• [GIVEN DATA]
** begin **

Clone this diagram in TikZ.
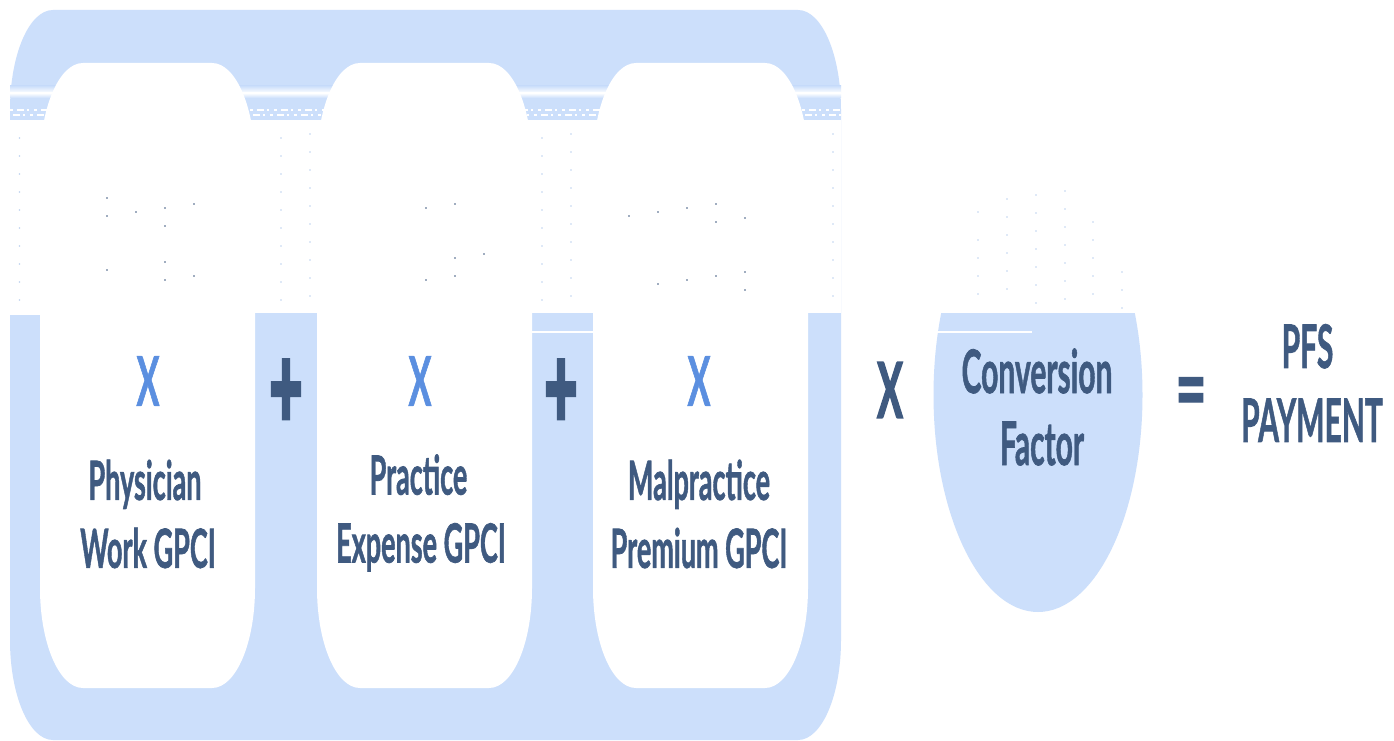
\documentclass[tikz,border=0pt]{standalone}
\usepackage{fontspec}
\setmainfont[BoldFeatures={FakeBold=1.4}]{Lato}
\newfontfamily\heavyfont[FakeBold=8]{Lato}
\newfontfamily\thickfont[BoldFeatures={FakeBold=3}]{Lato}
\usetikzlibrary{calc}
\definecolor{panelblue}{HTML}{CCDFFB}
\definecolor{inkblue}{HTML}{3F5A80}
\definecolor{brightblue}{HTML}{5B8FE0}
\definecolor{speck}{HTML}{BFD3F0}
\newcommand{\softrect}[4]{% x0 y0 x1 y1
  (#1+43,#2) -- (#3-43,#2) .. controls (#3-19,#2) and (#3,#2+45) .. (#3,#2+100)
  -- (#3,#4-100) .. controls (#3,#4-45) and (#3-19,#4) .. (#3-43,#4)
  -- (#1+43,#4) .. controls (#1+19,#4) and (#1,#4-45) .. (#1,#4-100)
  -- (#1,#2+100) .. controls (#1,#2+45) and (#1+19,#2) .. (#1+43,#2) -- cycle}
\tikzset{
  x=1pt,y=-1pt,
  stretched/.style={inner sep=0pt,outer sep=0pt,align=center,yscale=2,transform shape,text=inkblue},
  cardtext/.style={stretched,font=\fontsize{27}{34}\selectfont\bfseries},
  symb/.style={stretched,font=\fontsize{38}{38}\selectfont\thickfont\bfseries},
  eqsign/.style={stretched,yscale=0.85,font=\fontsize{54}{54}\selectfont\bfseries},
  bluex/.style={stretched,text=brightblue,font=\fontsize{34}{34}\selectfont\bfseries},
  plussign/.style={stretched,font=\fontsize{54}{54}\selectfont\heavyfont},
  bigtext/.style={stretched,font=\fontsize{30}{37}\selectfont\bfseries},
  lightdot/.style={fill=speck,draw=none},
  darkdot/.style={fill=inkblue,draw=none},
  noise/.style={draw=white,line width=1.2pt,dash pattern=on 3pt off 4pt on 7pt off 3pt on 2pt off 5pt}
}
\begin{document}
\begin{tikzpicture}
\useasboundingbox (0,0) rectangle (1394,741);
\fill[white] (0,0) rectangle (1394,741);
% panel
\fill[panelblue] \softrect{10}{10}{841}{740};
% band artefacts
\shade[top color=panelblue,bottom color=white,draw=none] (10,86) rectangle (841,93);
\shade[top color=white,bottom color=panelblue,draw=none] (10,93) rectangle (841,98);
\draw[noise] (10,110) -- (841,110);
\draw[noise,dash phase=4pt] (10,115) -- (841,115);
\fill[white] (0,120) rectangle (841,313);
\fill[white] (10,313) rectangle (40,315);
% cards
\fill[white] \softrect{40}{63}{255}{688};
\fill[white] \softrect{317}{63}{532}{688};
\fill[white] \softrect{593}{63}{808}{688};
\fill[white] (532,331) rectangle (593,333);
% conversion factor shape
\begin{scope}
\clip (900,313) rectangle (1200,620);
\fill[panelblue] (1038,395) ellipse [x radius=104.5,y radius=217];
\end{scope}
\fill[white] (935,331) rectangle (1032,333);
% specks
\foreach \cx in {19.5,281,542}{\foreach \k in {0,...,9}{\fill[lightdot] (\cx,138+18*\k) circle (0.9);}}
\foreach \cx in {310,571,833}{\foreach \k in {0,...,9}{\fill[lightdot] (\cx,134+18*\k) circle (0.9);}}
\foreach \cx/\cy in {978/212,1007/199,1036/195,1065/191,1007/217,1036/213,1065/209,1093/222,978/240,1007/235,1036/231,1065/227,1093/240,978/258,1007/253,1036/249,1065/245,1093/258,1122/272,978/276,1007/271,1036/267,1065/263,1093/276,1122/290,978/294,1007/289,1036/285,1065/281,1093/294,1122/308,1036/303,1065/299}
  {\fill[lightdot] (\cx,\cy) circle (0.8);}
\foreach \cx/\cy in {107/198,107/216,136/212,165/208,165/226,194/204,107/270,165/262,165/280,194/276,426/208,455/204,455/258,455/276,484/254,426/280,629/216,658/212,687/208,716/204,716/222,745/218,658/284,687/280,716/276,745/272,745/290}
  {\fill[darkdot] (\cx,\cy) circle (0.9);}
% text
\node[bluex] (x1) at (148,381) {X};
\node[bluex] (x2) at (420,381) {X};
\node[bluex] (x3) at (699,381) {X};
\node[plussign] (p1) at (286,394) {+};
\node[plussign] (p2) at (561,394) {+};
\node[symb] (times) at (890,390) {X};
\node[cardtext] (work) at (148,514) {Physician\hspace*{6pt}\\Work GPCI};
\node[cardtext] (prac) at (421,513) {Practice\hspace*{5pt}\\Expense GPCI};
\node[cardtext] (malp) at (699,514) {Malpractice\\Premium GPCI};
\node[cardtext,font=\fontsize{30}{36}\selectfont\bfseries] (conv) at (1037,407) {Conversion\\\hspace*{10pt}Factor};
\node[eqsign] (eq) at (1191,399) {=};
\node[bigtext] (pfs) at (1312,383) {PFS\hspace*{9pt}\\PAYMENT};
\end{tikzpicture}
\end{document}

** end **

• [OBJECTIVE] Go through the data above and transcribe it in full, omitting any image.

• [RESPONSE TO THE EXERCISE]
Clone this diagram in TikZ.
\documentclass[tikz,border=0pt]{standalone}
\usepackage{fontspec}
\setmainfont[BoldFeatures={FakeBold=1.4}]{Lato}
\newfontfamily\heavyfont[FakeBold=8]{Lato}
\newfontfamily\thickfont[BoldFeatures={FakeBold=3}]{Lato}
\usetikzlibrary{calc}
\definecolor{panelblue}{HTML}{CCDFFB}
\definecolor{inkblue}{HTML}{3F5A80}
\definecolor{brightblue}{HTML}{5B8FE0}
\definecolor{speck}{HTML}{BFD3F0}
\newcommand{\softrect}[4]{% x0 y0 x1 y1
  (#1+43,#2) -- (#3-43,#2) .. controls (#3-19,#2) and (#3,#2+45) .. (#3,#2+100)
  -- (#3,#4-100) .. controls (#3,#4-45) and (#3-19,#4) .. (#3-43,#4)
  -- (#1+43,#4) .. controls (#1+19,#4) and (#1,#4-45) .. (#1,#4-100)
  -- (#1,#2+100) .. controls (#1,#2+45) and (#1+19,#2) .. (#1+43,#2) -- cycle}
\tikzset{
  x=1pt,y=-1pt,
  stretched/.style={inner sep=0pt,outer sep=0pt,align=center,yscale=2,transform shape,text=inkblue},
  cardtext/.style={stretched,font=\fontsize{27}{34}\selectfont\bfseries},
  symb/.style={stretched,font=\fontsize{38}{38}\selectfont\thickfont\bfseries},
  eqsign/.style={stretched,yscale=0.85,font=\fontsize{54}{54}\selectfont\bfseries},
  bluex/.style={stretched,text=brightblue,font=\fontsize{34}{34}\selectfont\bfseries},
  plussign/.style={stretched,font=\fontsize{54}{54}\selectfont\heavyfont},
  bigtext/.style={stretched,font=\fontsize{30}{37}\selectfont\bfseries},
  lightdot/.style={fill=speck,draw=none},
  darkdot/.style={fill=inkblue,draw=none},
  noise/.style={draw=white,line width=1.2pt,dash pattern=on 3pt off 4pt on 7pt off 3pt on 2pt off 5pt}
}
\begin{document}
\begin{tikzpicture}
\useasboundingbox (0,0) rectangle (1394,741);
\fill[white] (0,0) rectangle (1394,741);
% panel
\fill[panelblue] \softrect{10}{10}{841}{740};
% band artefacts
\shade[top color=panelblue,bottom color=white,draw=none] (10,86) rectangle (841,93);
\shade[top color=white,bottom color=panelblue,draw=none] (10,93) rectangle (841,98);
\draw[noise] (10,110) -- (841,110);
\draw[noise,dash phase=4pt] (10,115) -- (841,115);
\fill[white] (0,120) rectangle (841,313);
\fill[white] (10,313) rectangle (40,315);
% cards
\fill[white] \softrect{40}{63}{255}{688};
\fill[white] \softrect{317}{63}{532}{688};
\fill[white] \softrect{593}{63}{808}{688};
\fill[white] (532,331) rectangle (593,333);
% conversion factor shape
\begin{scope}
\clip (900,313) rectangle (1200,620);
\fill[panelblue] (1038,395) ellipse [x radius=104.5,y radius=217];
\end{scope}
\fill[white] (935,331) rectangle (1032,333);
% specks
\foreach \cx in {19.5,281,542}{\foreach \k in {0,...,9}{\fill[lightdot] (\cx,138+18*\k) circle (0.9);}}
\foreach \cx in {310,571,833}{\foreach \k in {0,...,9}{\fill[lightdot] (\cx,134+18*\k) circle (0.9);}}
\foreach \cx/\cy in {978/212,1007/199,1036/195,1065/191,1007/217,1036/213,1065/209,1093/222,978/240,1007/235,1036/231,1065/227,1093/240,978/258,1007/253,1036/249,1065/245,1093/258,1122/272,978/276,1007/271,1036/267,1065/263,1093/276,1122/290,978/294,1007/289,1036/285,1065/281,1093/294,1122/308,1036/303,1065/299}
  {\fill[lightdot] (\cx,\cy) circle (0.8);}
\foreach \cx/\cy in {107/198,107/216,136/212,165/208,165/226,194/204,107/270,165/262,165/280,194/276,426/208,455/204,455/258,455/276,484/254,426/280,629/216,658/212,687/208,716/204,716/222,745/218,658/284,687/280,716/276,745/272,745/290}
  {\fill[darkdot] (\cx,\cy) circle (0.9);}
% text
\node[bluex] (x1) at (148,381) {X};
\node[bluex] (x2) at (420,381) {X};
\node[bluex] (x3) at (699,381) {X};
\node[plussign] (p1) at (286,394) {+};
\node[plussign] (p2) at (561,394) {+};
\node[symb] (times) at (890,390) {X};
\node[cardtext] (work) at (148,514) {Physician\hspace*{6pt}\\Work GPCI};
\node[cardtext] (prac) at (421,513) {Practice\hspace*{5pt}\\Expense GPCI};
\node[cardtext] (malp) at (699,514) {Malpractice\\Premium GPCI};
\node[cardtext,font=\fontsize{30}{36}\selectfont\bfseries] (conv) at (1037,407) {Conversion\\\hspace*{10pt}Factor};
\node[eqsign] (eq) at (1191,399) {=};
\node[bigtext] (pfs) at (1312,383) {PFS\hspace*{9pt}\\PAYMENT};
\end{tikzpicture}
\end{document}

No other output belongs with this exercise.